In bulk petroleum distribution hubs, receiving diesel from national pipelines and dispatching it to cross-border tanker fleets presents a significant fluid management challenge. The combination of weld slag and rust from long-haul pipelines, along with free water introduced during frequent tank transfers, creates a high-contamination environment. However, the most critical operational hurdle at these terminals is managing the hydrodynamic impact at high-flow loading gantries.
When peak flow rates reach 40 to 60 t/h, conventional fuel filtration and purification configurations often encounter severe structural and economic limitations.
Failure Mechanisms of Traditional Coalescers Under High Flow
Under the continuous high-pressure impact of a 40-60 t/h flow, traditional bag filters or large-scale coalescence cartridges expose their structural weaknesses.
- Media Deformation and Fuel Bypass: When subjected to sustained differential pressure and fluid shear forces, fiberglass media and coalescer structures are prone to micro-deformation or localized ruptures. This structural compromise leads to “bypass”—a phenomenon where contaminated fuel, carrying free water and rust, escapes through gaps without passing through the filtration media, flowing directly into the downstream tanker.
- Degradation of Phase Separation: Traditional coalescence technology relies heavily on low-velocity, stable fluid conditions to allow water droplets to agglomerate and settle. Under the turbulent flow conditions and pump start-stop cycles typical of loading gantries, the efficiency of gravity-reliant settling mechanisms drops significantly.
- Unsustainable Operating Expenses (OPEX): The high particulate load drastically shortens the lifespan of disposable cartridges, sometimes reducing it to mere days. Frequent downtime for cartridge replacement not only incurs high procurement costs for consumables but also severely impacts the terminal’s truck turnaround times.
The Engineering Approach of Tubular Membrane Systems
To mitigate these operational risks, terminal engineering designs are shifting towards rigid-structure tubular membrane systems (such as the JY-DL60 skid-mounted unit). These systems address bypass and consumable issues by altering the underlying fluid control logic.

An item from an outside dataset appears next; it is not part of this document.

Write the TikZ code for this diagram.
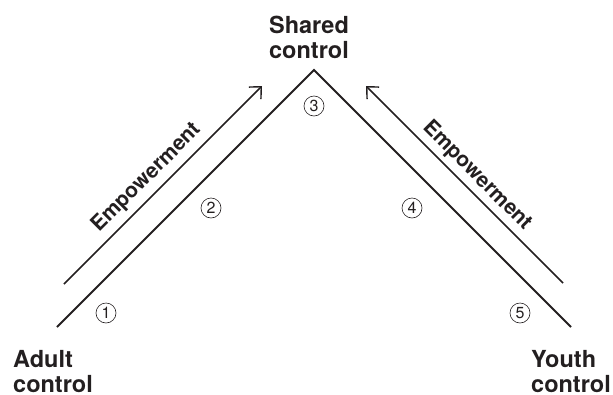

1. Dynamic Viscosity Proportional Modeling and Bypass Prevention In high-flow systems, simply adding surface area is an incomplete solution. Modern tubular membrane systems move away from static surface area redundancy calculations, utilizing a dynamic viscosity proportional model to optimize internal flow paths. The system enforces an “out-to-in” dead-end filtration mechanism. Because the rigid polymer composite membrane resists compression, it maintains its micro-pore structural integrity even under 60 t/h peak flows and high differential pressure, effectively blocking bypass routes.
2. Interface Phase Separation Independent of Flow Fluctuations For water removal, tubular membrane systems do not rely on passive settling. Instead, they utilize the extreme oleophilic and hydrophobic surface properties of the polymer to establish capillary resistance based on interfacial energy differences. This mechanism is largely unaffected by the fluid turbulence and pump shear forces inherent in loading arms, maintaining stable physical interception of free water even at high velocities.
3. Nitrogen Pulse Backwash and Consumable Reduction This is the core mechanism for controlling terminal OPEX. When differential pressure rises due to intercepted particulates, there is no need to halt operations to replace cartridges. Operators can inject 0.4-0.6 MPa of industrial nitrogen to execute a 30-second pneumatic pulse backwash. The pressurized gas bursts from the inside out, instantly stripping the filter cake accumulated on the membrane surface and restoring the system’s flow capacity in-situ. This online regeneration process significantly reduces the terminal’s reliance on disposable cartridges, optimizing the Total Cost of Ownership (TCO).
Conclusion For independent terminals and logistics hubs managing high-flow bulk diesel, shifting the operational focus from “frequent consumable replacement” to “structural fluid integrity and online regeneration” is a pragmatic approach. This transition ensures consistent compliance with delivery cleanliness standards (such as ISO 4406) while maintaining optimal loading gantry turnaround times.